Use a Spark-specific Hive configuration file to resolve the Hive-on-Tez issue for Spark Jobs on Hortonworks - 8.0

The Hive-on-Tez issue with Hortonworks in Spark Jobs

Version
8.0
Language
English
Product
Talend Big Data
Talend Big Data Platform
Talend Data Fabric
Talend Real-Time Big Data Platform
Module
Talend Studio
Content
Design and Development > Designing Jobs > Hadoop distributions > Hortonworks
Design and Development > Designing Jobs > Job Frameworks > Spark Batch
Design and Development > Designing Jobs > Job Frameworks > Spark Streaming
Last publication date
2024-02-06

Hortonworks ships a Spark-specific hive-site.xml file to resolve this Hive-on-Tez issue. You can use this file to define the connection to your Hortonworks cluster in Talend Studio.

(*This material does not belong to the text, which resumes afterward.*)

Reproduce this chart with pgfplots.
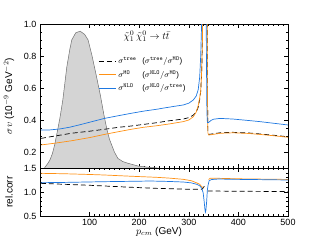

This file is stored in the Spark configuration folder of your Hortonworks cluster: /etc/spark/conf.

Procedure

  1. Obtain this Spark-specific Hive configuration file from the administrator of your cluster.
  2. Download the regular Hive configuration files from your cluster, for example, using Ambari.
  3. Among these files, replace the /etc/hive/conf/hive-site.xml file with this Spark-specific /etc/spark/conf/hive-site.xml file.
  4. Define the Hadoop connection to your Hortonworks cluster in the Repository if you have not done so.
  5. Right-click this connection and from the contextual menu, select Edit Hadoop cluster to open the Hadoop cluster connection wizard.
  6. Click Next to open the second step of this wizard and select the Use custom Hadoop configurations check box.
  7. Click the [...] button next to Use custom Hadoop configurations to open the Hadoop configuration import wizard.
  8. Select the Hortonworks version you are using and then select the Import configuration from local files radio button.
  9. Click Next and click Browse... to find the Hive configuration files among which you placed the Spark-specific hive-site.xml file in one of the previous steps.
  10. Click Finish to close the import wizard and thus finish the import to go back to the Hadoop cluster connection wizard.
  11. Click Finish to validate the changes and in the pop-up dialog box, click Yes to accept the propagation. Then the wizard is closed and the Spark-specific Hive configuration file is going to be used along with this Hadoop connection.

    This new configuration is effective only for the Jobs that use this connection.